No caso dos Beatles, que jamais saíram do figurino bem comportado no palco, foi fascinante acompanhar a rápida carreira. De besteiras como She loves you, Love me do e I wanna hold your hand ao repertório sofisticado que inclui A day in the life, Here comes the sun e She’s leaving home, foi um salto enorme. Depois dos últimos concertos nos Estados Unidos, em 1966, decidiram terminar com as apresentações ao vivo. De Sgt. Pepper’s (considerado por muitos o melhor disco de música pop de todos os tempos) em diante, só se reuniam em estúdio. Em 1966, aliás, Lennon, numa de suas famosas provocações, disse que “somos mais populares do que Jesus Cristo”. Foi o suficiente para desencadear reações enfurecidas nos Estados Unidos, especialmente no sul.

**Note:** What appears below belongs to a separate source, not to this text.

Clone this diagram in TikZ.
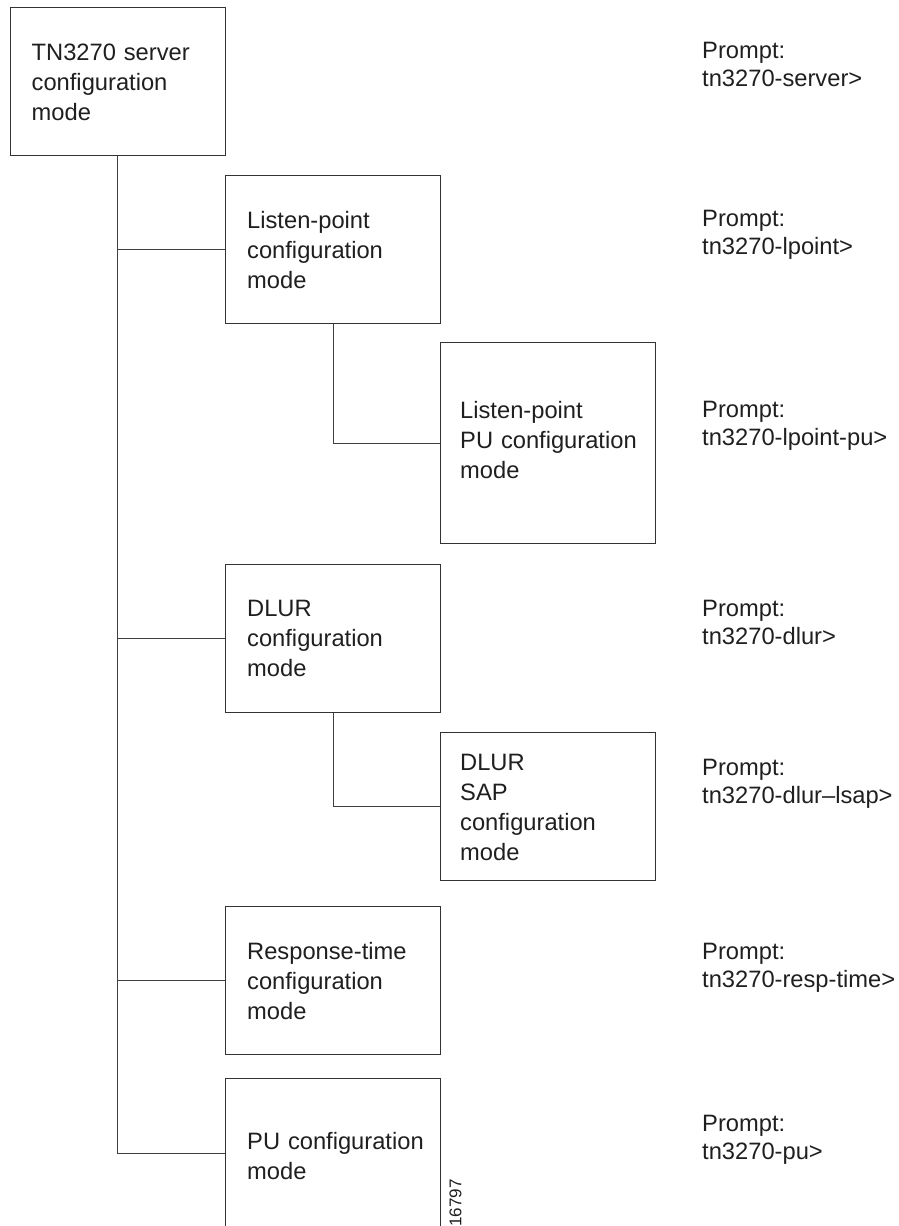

Promoveram-se fogueiras com LPs da banda e pequenas manifestações de “desagravo” a Jesus. A Ku Klux Klan participou alegremente dos fogaréus.
No Brasil, era comum fazer versões em português para os sucessos internacionais. Bolerões, então muito em voga, surfavam na onda. Blue gardenia, originalmente cantada por Nat King Cole, ganhou versão gravada por Cauby Peixoto. A tempestade beatlemaníaca gerou filhotes na mame loshn brasileira. Os que estão há muitos anos na estrada lembrarão Renato e seus blue caps: Feche os olhos (All my loving), Menina linda (I should have known better) e Até o fim (You won’t see me). Também Ronnie Von, o Pequeno Príncipe da Jovem Guarda, cantando Meu bem (Girl), com ensaiado ar blasé. A turma da Geração Paissandu tinha outras preferências, mas os bailes domésticos e em clubes eram vitaminados pelo abrasileiramento do Fab four.

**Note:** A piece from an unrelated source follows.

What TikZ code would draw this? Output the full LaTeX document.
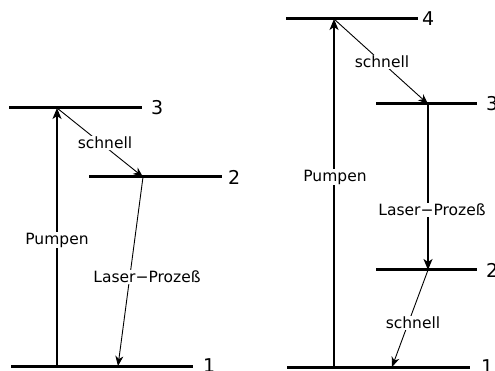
\documentclass[tikz,border=0pt]{standalone}
\usepackage{fontspec}
\setmainfont{DejaVu Sans}
\usetikzlibrary{arrows.meta}
\tikzset{
  level/.style={line width=3pt},
  lvlnum/.style={anchor=west, inner sep=0pt, font=\fontsize{19}{22}\selectfont},
  lbl/.style={fill=white, inner sep=1pt, font=\fontsize{15.5}{18}\selectfont},
  thick arrow/.style={line width=1.8pt, -{Stealth[length=11pt,width=9pt,inset=3pt]}},
  thin arrow/.style={line width=0.9pt, -{Stealth[length=10pt,width=8pt,inset=3pt]}},
}
\begin{document}
\begin{tikzpicture}[x=1pt,y=-1pt]
\useasboundingbox (0,0) rectangle (495,371);
% ---- left diagram: levels
\coordinate (a3w) at (9,108);   \coordinate (a3e) at (142,108);
\coordinate (a2w) at (89,177);  \coordinate (a2e) at (222,177);
\coordinate (a1w) at (11,366);  \coordinate (a1e) at (193,366);
\draw[level] (a3w) -- (a3e);
\draw[level] (a2w) -- (a2e);
\draw[level] (a1w) -- (a1e);
\node[lvlnum] (n3a) at (151,108) {3};
\node[lvlnum] (n2a) at (228,177) {2};
\node[lvlnum] (n1a) at (203,366) {1};
% transition points
\coordinate (ap1) at (57,366);
\coordinate (ap3) at (57,108);
\coordinate (as2) at (143,177);
\coordinate (al1) at (118,366);
\draw[thick arrow] (ap1) -- (ap3);
\draw[thin arrow] (ap3) -- (as2);
\draw[thin arrow] (as2) -- (al1);
\node[lbl] (pa) at (57,240) {Pumpen};
\node[lbl] (sa) at (105,143) {schnell};
\node[lbl] (la) at (147,277) {Laser−Prozeß};
% ---- right diagram: levels
\coordinate (b4w) at (286,19);  \coordinate (b4e) at (418,19);
\coordinate (b3w) at (376,104); \coordinate (b3e) at (477,104);
\coordinate (b2w) at (376,270); \coordinate (b2e) at (477,270);
\coordinate (b1w) at (287,367); \coordinate (b1e) at (470,367);
\draw[level] (b4w) -- (b4e);
\draw[level] (b3w) -- (b3e);
\draw[level] (b2w) -- (b2e);
\draw[level] (b1w) -- (b1e);
\node[lvlnum] (n4b) at (422,19) {4};
\node[lvlnum] (n3b) at (486,104) {3};
\node[lvlnum] (n2b) at (486,270) {2};
\node[lvlnum] (n1b) at (481,367) {1};
\coordinate (bp1) at (334,367);
\coordinate (bp4) at (334,19);
\coordinate (bs3) at (428,104);
\coordinate (bl2) at (428,270);
\coordinate (bs1) at (392,367);
\draw[thick arrow] (bp1) -- (bp4);
\draw[thin arrow] (bp4) -- (bs3);
\draw[thick arrow] (bs3) -- (bl2);
\draw[thin arrow] (bl2) -- (bs1);
\node[lbl] (pb) at (335,177) {Pumpen};
\node[lbl] (sb) at (382,62) {schnell};
\node[lbl] (lb) at (432,210) {Laser−Prozeß};
\node[lbl] (sb2) at (413,323) {schnell};
\end{tikzpicture}
\end{document}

A separação do quarteto de Liverpool foi especialmente lamentada por ter acontecido num momento em que a banda demonstrava amadurecimento artístico e elevadas doses de criatividade. Prova disso é a carreira solo de John. Ele declarou várias vezes, não sem certo rancor, que estava farto de repetir cançõezinhas românticas. Desabrochou feminista (Woman is the nigger of the world), ativista politico (lutou pela libertação do militante antirracista John Sinclair), pacifista, cronista da própria dor (Mother, um ajuste de contas público com seus pais), poeta do desencanto (God, em cuja letra aparece, pela primeira vez, “o sonho acabou”). Harrison, o beatle caladão, lançou um álbum triplo no mesmo ano da separação do grupo. Não consigo dimensionar o que aconteceria se tivessem permanecido juntos, mas a vida real está fora dos manuais de autoajuda e dos conselheiros de receita pronta. Relações são mesmo complicadas, tempestuosas, tensas, nem sempre negociáveis.
John, Paul, George e Ringo estão na galeria existencial da minha geração. Muitos de nós ouvíamos suas músicas sem entender uma palavra, analfabetos que éramos em inglês. Fazíamos, então, um scat singing e, voilà !, tudo em casa. Uma música composta por Paul McCartney (embora atribuída também a Lennon) sintetiza o que sentimos pelo privilégio de ter acompanhado os Beatles desde o início. É Black bird. Diz: Black bird singing in the dead of night/take these broken wings and learn to fly/all your life, you were only waiting for this moment to arise. Acho que nosso sentimento, o das multidões que ouviam a banda era esse mesmo: uma revelação. Como se tivéssemos passado a vida aprendendo a voar, e o momento do primeiro voo tivesse chegado.